Compound Events Portfolio

In the world of statistics and probability, compound events refer to a combination of two or more events occurring simultaneously. These events are often complex and require careful analysis to determine the likely outcomes. In this portfolio, we will explore various compound events and demonstrate how to calculate their probabilities.

1. Rolling Two Dice:

One of the classic examples of compound events is rolling two dice and determining the probability of getting a specific sum. There are a total of 36 possible outcomes when rolling two dice (6 possible outcomes for each die), and each outcome is equally likely. To calculate the probability of getting a sum of 5, for example, we need to determine the number of favorable outcomes and divide by the total number of outcomes.

Favorable outcomes for sum of 5: (1, 4), (2, 3), (3, 2), (4, 1)

Therefore, the probability of getting a sum of 5 when rolling two dice is 4/36 or approximately 0.1111.

2. Drawing Cards from a Deck:

Another common example of compound events is drawing cards from a deck and calculating the probability of getting specific combinations. For instance, if we want to find the probability of drawing two red cards in a row without replacement from a standard deck of 52 cards (26 red cards and 26 black cards), we need to consider the outcomes for each draw.

First draw: Probability of drawing a red card = 26/52 = 1/2
Second draw (without replacement): Probability of drawing another red card = 25/51

Therefore, the overall probability of drawing two red cards in a row is (1/2) * (25/51) = 25/102 or approximately 0.2451.

3. Tossing Coins:

Tossing multiple coins is another example of compound events. Suppose we toss three fair coins simultaneously, and we want to find the probability of getting exactly two heads. To calculate this probability, we need to consider the possible outcomes for each coin toss.
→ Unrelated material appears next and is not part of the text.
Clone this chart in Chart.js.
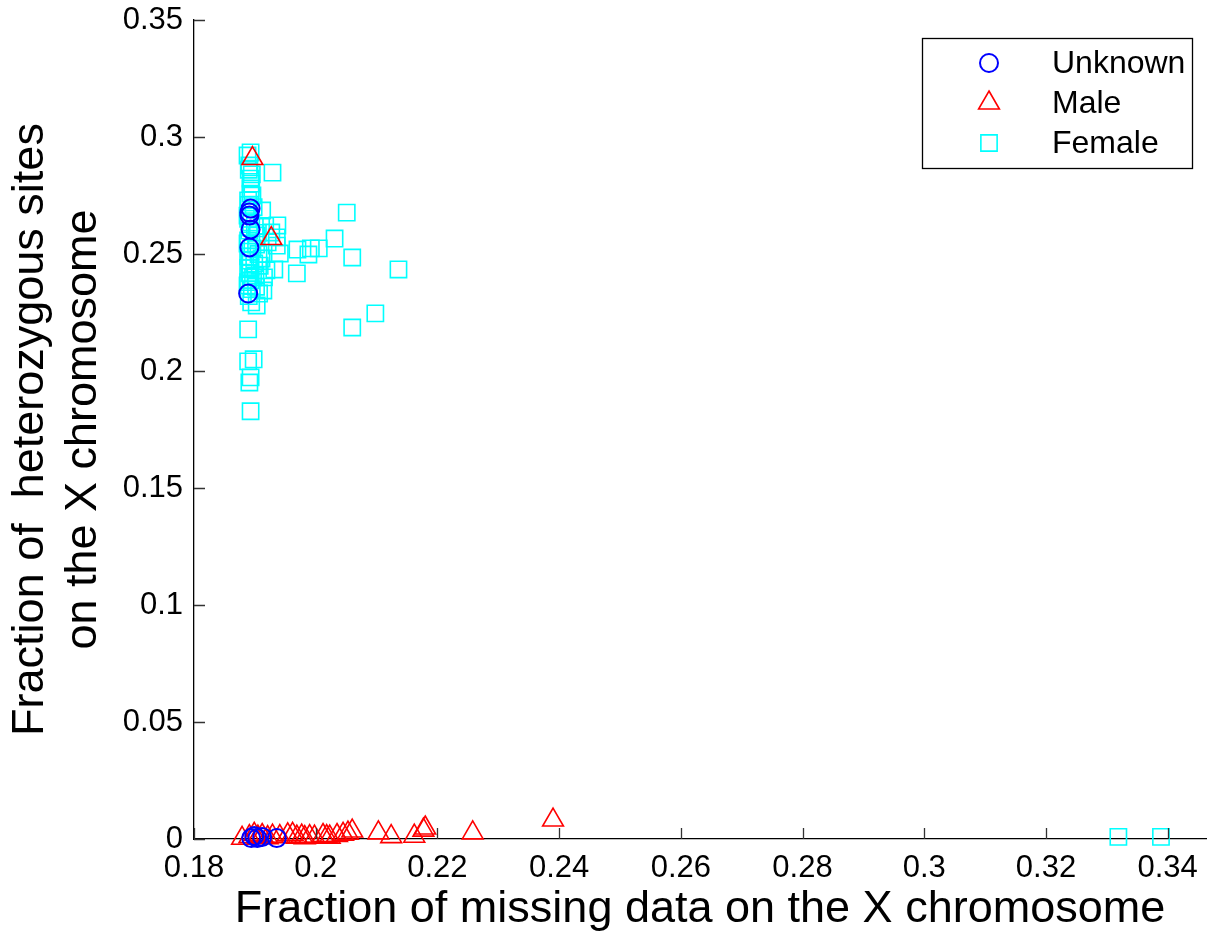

Possible outcomes for three coin tosses: HHH, HHT, HTH, THH, HTT, THT, TTH, TTT

There are 3 favorable outcomes (HHT, HTH, THH) out of 8 total outcomes. Therefore, the probability of getting exactly two heads when tossing three coins is 3/8 or approximately 0.375.

In conclusion, compound events are essential in understanding the probabilities of complex scenarios involving multiple outcomes. By carefully analyzing the possible outcomes and calculating their probabilities, we can make informed decisions and predict likely results in various situations.